### Exercise prompt
Pictures do not belong in the copy, so please give every entry below again exactly.

>>>>>

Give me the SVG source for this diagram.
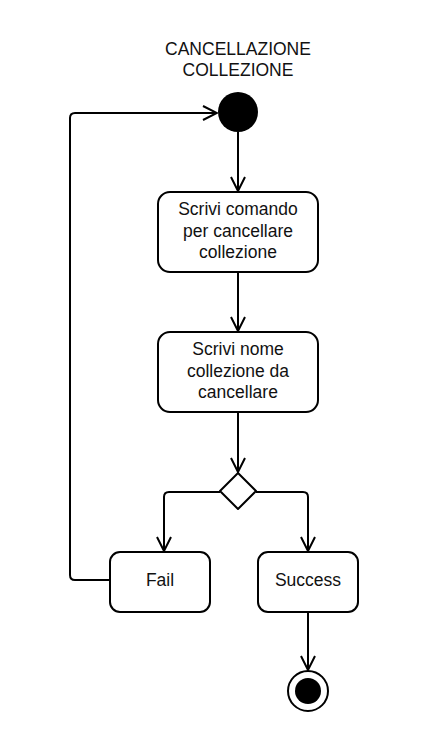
<svg xmlns="http://www.w3.org/2000/svg" width="447" height="747" viewBox="0 0 447 747">
<style>
.box{fill:#fff;stroke:#000;stroke-width:2}
.edge{fill:none;stroke:#000;stroke-width:2;stroke-linejoin:round}
text{font-family:"Liberation Sans",Arial,sans-serif;font-size:17.5px;fill:#111;text-anchor:middle}
</style>
<defs>
<marker id="arr" viewBox="0 0 16 16" refX="15" refY="8" markerWidth="16" markerHeight="16" markerUnits="userSpaceOnUse" orient="auto">
<path d="M1,1 L15,8 L1,15" fill="none" stroke="#000" stroke-width="2"/>
</marker>
</defs>
<rect width="447" height="747" fill="#fff"/>
<g id="title">
<text x="238" y="55">CANCELLAZIONE</text>
<text x="238" y="76">COLLEZIONE</text>
</g>
<g id="connectors">
<path class="edge" d="M238,132 L238,191" marker-end="url(#arr)"/>
<path class="edge" d="M238,272 L238,331" marker-end="url(#arr)"/>
<path class="edge" d="M238,412 L238,472" marker-end="url(#arr)"/>
<path class="edge" d="M220,492 L169,492 Q164,492 164,497 L164,551" marker-end="url(#arr)"/>
<path class="edge" d="M256,492 L303,492 Q308,492 308,497 L308,551" marker-end="url(#arr)"/>
<path class="edge" d="M308,612 L308,670" marker-end="url(#arr)"/>
<path class="edge" d="M110,580 L75,580 Q70,580 70,575 L70,118 Q70,113 75,113 L217,113" marker-end="url(#arr)"/>
</g>
<g id="start"><circle cx="238" cy="112" r="20" fill="#000"/></g>
<g id="n1">
<rect class="box" x="158" y="192" width="160" height="80" rx="12"/>
<text x="238" y="215">Scrivi comando</text>
<text x="238" y="237">per cancellare</text>
<text x="238" y="258">collezione</text>
</g>
<g id="n2">
<rect class="box" x="158" y="332" width="160" height="80" rx="12"/>
<text x="238" y="355">Scrivi nome</text>
<text x="238" y="377">collezione da</text>
<text x="238" y="398">cancellare</text>
</g>
<g id="decision">
<path class="box" d="M238,473 L256,491 L238,509 L220,491 Z" stroke-linejoin="round"/>
</g>
<g id="fail">
<rect class="box" x="110" y="552" width="100" height="60" rx="10"/>
<text x="160" y="586">Fail</text>
</g>
<g id="success">
<rect class="box" x="258" y="552" width="100" height="60" rx="10"/>
<text x="308" y="586">Success</text>
</g>
<g id="end">
<circle cx="308" cy="691" r="20" fill="#fff" stroke="#000" stroke-width="2"/>
<circle cx="308" cy="691" r="13" fill="#000"/>
</g>
</svg>
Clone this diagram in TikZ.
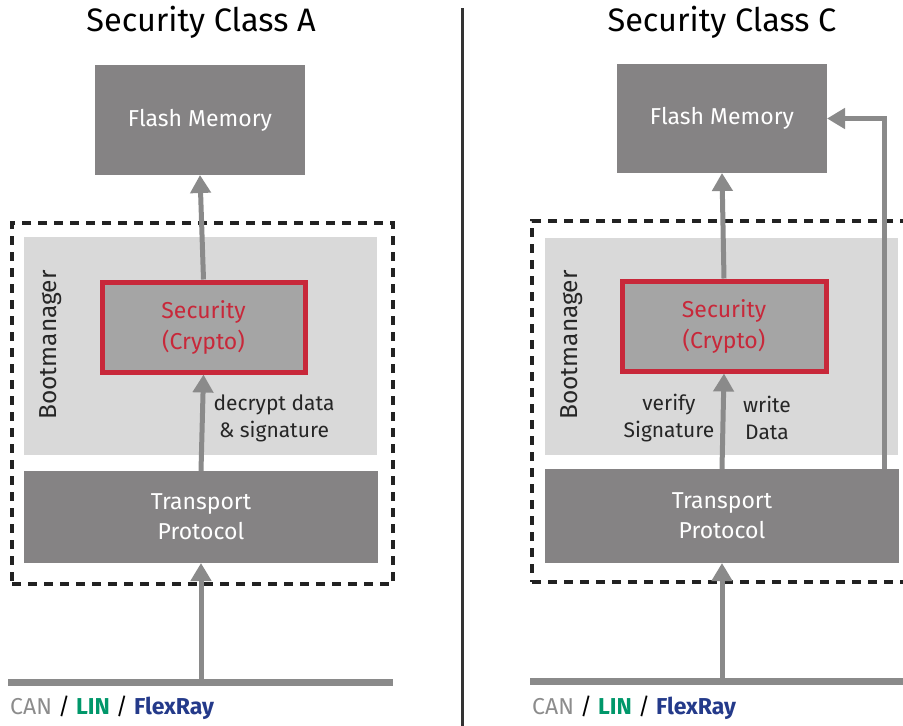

<<<<<

### Output
Give me the SVG source for this diagram.
<svg xmlns="http://www.w3.org/2000/svg" width="447" height="747" viewBox="0 0 447 747">
<style>
.box{fill:#fff;stroke:#000;stroke-width:2}
.edge{fill:none;stroke:#000;stroke-width:2;stroke-linejoin:round}
text{font-family:"Liberation Sans",Arial,sans-serif;font-size:17.5px;fill:#111;text-anchor:middle}
</style>
<defs>
<marker id="arr" viewBox="0 0 16 16" refX="15" refY="8" markerWidth="16" markerHeight="16" markerUnits="userSpaceOnUse" orient="auto">
<path d="M1,1 L15,8 L1,15" fill="none" stroke="#000" stroke-width="2"/>
</marker>
</defs>
<rect width="447" height="747" fill="#fff"/>
<g id="title">
<text x="238" y="55">CANCELLAZIONE</text>
<text x="238" y="76">COLLEZIONE</text>
</g>
<g id="connectors">
<path class="edge" d="M238,132 L238,191" marker-end="url(#arr)"/>
<path class="edge" d="M238,272 L238,331" marker-end="url(#arr)"/>
<path class="edge" d="M238,412 L238,472" marker-end="url(#arr)"/>
<path class="edge" d="M220,492 L169,492 Q164,492 164,497 L164,551" marker-end="url(#arr)"/>
<path class="edge" d="M256,492 L303,492 Q308,492 308,497 L308,551" marker-end="url(#arr)"/>
<path class="edge" d="M308,612 L308,670" marker-end="url(#arr)"/>
<path class="edge" d="M110,580 L75,580 Q70,580 70,575 L70,118 Q70,113 75,113 L217,113" marker-end="url(#arr)"/>
</g>
<g id="start"><circle cx="238" cy="112" r="20" fill="#000"/></g>
<g id="n1">
<rect class="box" x="158" y="192" width="160" height="80" rx="12"/>
<text x="238" y="215">Scrivi comando</text>
<text x="238" y="237">per cancellare</text>
<text x="238" y="258">collezione</text>
</g>
<g id="n2">
<rect class="box" x="158" y="332" width="160" height="80" rx="12"/>
<text x="238" y="355">Scrivi nome</text>
<text x="238" y="377">collezione da</text>
<text x="238" y="398">cancellare</text>
</g>
<g id="decision">
<path class="box" d="M238,473 L256,491 L238,509 L220,491 Z" stroke-linejoin="round"/>
</g>
<g id="fail">
<rect class="box" x="110" y="552" width="100" height="60" rx="10"/>
<text x="160" y="586">Fail</text>
</g>
<g id="success">
<rect class="box" x="258" y="552" width="100" height="60" rx="10"/>
<text x="308" y="586">Success</text>
</g>
<g id="end">
<circle cx="308" cy="691" r="20" fill="#fff" stroke="#000" stroke-width="2"/>
<circle cx="308" cy="691" r="13" fill="#000"/>
</g>
</svg>
Clone this diagram in TikZ.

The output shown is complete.